» **Supplied material**
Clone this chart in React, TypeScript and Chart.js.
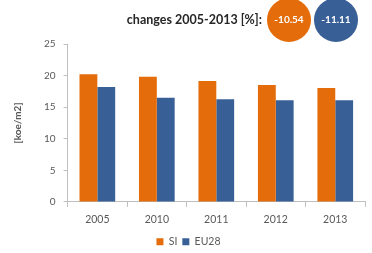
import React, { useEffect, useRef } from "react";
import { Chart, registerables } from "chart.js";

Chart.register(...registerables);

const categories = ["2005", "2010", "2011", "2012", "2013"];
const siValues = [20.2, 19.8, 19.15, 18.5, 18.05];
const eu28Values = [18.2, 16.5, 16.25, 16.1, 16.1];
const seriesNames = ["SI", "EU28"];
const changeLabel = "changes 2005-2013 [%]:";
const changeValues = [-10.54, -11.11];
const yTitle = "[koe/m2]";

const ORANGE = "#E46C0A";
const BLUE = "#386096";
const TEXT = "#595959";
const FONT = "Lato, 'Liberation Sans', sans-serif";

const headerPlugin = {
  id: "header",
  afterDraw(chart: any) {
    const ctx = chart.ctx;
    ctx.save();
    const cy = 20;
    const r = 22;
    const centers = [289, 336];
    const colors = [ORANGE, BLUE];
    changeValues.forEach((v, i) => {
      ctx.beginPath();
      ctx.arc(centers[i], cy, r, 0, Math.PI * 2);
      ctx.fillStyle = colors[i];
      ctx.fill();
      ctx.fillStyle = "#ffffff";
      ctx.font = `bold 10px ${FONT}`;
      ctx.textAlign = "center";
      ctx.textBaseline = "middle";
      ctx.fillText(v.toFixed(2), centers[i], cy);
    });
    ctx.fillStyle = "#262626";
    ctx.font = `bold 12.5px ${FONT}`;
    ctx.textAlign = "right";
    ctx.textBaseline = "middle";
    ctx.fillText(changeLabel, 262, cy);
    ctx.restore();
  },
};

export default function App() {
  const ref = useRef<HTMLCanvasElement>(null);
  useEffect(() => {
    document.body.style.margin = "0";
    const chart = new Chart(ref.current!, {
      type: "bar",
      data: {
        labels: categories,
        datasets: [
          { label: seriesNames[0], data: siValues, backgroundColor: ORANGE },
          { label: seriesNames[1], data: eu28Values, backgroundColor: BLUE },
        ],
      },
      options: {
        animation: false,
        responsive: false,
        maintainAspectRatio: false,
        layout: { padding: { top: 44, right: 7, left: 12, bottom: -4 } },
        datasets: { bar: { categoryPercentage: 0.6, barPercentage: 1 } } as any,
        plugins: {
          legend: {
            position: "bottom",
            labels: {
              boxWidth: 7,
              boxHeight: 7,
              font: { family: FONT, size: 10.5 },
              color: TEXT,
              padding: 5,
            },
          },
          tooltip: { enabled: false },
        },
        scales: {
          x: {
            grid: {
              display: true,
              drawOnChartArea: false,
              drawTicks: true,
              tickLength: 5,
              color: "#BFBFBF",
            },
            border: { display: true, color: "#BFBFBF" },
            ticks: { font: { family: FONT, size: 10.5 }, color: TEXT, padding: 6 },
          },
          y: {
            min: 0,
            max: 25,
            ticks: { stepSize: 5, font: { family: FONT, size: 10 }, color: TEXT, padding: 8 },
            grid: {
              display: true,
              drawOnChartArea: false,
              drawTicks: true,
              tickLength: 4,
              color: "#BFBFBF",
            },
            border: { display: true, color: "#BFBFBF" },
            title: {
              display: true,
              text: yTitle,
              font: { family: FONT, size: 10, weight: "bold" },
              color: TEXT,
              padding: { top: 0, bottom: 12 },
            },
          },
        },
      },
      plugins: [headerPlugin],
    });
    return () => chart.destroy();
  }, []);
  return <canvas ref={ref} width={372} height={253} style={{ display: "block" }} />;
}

» **What the task asks**
Restate exactly, please, only the lines between the start of the data and the line containing "Chart.register(...registerables);", both ends included, skipping the pictures.

» **Solution**
Clone this chart in React, TypeScript and Chart.js.
import React, { useEffect, useRef } from "react";
import { Chart, registerables } from "chart.js";

Chart.register(...registerables);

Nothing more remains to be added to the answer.